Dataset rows
┌──
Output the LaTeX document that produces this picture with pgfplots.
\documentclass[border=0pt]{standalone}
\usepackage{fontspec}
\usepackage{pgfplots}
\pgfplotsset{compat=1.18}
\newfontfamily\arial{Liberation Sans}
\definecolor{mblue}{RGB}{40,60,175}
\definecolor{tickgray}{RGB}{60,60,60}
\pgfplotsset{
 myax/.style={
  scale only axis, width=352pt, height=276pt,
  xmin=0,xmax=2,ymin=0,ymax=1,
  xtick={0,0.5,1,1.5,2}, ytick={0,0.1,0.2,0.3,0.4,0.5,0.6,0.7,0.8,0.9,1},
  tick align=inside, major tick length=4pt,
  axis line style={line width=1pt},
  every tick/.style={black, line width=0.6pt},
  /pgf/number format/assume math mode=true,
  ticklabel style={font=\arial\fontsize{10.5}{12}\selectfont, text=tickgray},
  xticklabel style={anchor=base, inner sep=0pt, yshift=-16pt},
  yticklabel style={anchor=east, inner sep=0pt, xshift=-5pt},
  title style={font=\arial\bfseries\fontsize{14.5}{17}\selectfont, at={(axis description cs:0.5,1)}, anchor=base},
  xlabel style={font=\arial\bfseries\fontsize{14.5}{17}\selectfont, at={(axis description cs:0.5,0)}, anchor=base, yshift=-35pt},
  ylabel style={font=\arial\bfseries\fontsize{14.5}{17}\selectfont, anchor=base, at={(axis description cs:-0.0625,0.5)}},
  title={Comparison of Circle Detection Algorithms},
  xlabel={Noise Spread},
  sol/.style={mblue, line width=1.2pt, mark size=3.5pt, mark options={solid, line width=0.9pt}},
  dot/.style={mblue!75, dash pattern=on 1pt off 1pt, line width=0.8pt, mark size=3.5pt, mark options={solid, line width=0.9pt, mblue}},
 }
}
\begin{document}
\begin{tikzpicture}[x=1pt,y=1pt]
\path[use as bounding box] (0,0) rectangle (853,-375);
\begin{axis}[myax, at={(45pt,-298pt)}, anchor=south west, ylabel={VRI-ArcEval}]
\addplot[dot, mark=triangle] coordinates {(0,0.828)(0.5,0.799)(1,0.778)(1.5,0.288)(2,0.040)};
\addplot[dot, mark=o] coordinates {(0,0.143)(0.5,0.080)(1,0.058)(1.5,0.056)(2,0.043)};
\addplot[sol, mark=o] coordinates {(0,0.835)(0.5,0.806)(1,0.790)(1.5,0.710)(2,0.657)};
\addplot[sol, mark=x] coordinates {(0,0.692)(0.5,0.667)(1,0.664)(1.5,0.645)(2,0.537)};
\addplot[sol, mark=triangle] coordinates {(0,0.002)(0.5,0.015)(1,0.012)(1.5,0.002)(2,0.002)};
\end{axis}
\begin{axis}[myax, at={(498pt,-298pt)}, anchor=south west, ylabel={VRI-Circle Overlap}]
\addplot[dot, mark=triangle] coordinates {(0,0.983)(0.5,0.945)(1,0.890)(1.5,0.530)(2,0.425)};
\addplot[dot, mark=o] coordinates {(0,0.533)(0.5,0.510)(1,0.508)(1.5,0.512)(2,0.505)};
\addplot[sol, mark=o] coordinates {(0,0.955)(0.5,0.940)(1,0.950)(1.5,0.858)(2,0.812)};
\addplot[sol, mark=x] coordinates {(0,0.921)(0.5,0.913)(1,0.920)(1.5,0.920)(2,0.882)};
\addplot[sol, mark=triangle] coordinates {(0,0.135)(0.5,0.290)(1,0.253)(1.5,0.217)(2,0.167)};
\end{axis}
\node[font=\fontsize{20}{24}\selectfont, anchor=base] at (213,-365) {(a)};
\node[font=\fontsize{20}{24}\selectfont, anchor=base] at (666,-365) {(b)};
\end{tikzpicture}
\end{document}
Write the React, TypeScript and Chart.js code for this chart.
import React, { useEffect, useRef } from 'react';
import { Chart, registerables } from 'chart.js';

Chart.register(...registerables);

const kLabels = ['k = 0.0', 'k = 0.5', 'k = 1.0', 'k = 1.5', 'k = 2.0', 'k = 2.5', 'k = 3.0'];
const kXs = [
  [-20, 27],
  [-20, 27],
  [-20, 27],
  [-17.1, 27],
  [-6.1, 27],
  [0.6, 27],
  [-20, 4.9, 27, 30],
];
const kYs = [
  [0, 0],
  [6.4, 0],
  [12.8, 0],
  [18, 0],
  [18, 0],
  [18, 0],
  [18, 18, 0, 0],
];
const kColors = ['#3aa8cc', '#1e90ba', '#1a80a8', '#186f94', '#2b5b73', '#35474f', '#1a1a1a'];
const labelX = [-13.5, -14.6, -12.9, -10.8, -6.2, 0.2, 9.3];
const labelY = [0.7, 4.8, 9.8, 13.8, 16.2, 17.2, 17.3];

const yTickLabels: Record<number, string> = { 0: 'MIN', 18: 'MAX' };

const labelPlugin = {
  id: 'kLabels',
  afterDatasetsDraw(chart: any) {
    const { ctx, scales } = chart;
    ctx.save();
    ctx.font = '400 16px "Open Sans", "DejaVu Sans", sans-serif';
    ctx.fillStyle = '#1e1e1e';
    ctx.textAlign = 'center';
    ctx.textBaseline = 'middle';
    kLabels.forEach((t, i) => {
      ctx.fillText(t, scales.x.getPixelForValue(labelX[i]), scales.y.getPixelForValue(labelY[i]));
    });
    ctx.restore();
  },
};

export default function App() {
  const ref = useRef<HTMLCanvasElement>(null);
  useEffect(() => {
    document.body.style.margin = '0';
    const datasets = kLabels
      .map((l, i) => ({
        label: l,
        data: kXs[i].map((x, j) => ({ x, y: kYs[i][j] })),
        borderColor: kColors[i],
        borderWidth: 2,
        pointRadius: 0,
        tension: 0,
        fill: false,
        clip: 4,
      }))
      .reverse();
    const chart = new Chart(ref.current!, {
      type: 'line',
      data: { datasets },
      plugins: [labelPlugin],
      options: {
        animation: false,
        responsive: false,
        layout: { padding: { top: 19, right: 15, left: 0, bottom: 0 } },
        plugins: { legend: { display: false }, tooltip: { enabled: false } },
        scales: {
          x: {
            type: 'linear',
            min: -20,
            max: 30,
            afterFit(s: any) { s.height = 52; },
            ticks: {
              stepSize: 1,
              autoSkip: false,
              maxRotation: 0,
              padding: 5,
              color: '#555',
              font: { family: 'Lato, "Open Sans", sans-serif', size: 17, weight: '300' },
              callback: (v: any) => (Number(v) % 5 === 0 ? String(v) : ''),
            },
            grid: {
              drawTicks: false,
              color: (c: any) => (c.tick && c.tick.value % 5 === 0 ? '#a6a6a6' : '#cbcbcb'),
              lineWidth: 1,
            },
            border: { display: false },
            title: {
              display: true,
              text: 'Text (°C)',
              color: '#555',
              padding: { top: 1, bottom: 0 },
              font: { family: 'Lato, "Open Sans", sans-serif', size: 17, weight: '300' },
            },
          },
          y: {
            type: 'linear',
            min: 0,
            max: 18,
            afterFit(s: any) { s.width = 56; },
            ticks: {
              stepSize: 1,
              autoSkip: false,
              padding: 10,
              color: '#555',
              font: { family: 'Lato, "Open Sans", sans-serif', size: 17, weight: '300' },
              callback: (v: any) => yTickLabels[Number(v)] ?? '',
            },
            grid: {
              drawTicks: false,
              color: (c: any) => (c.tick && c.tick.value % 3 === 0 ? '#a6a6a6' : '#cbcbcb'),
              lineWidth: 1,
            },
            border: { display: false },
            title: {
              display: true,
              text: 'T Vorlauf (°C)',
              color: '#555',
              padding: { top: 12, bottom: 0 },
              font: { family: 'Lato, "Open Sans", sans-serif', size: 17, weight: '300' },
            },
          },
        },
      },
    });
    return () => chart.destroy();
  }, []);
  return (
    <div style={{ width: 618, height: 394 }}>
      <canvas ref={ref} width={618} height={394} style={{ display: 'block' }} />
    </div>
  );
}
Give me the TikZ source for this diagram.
└──
▶ [Objective] Go over the entries above and say how many lines hold the string "this", with no other text.

▶ [Final result] 3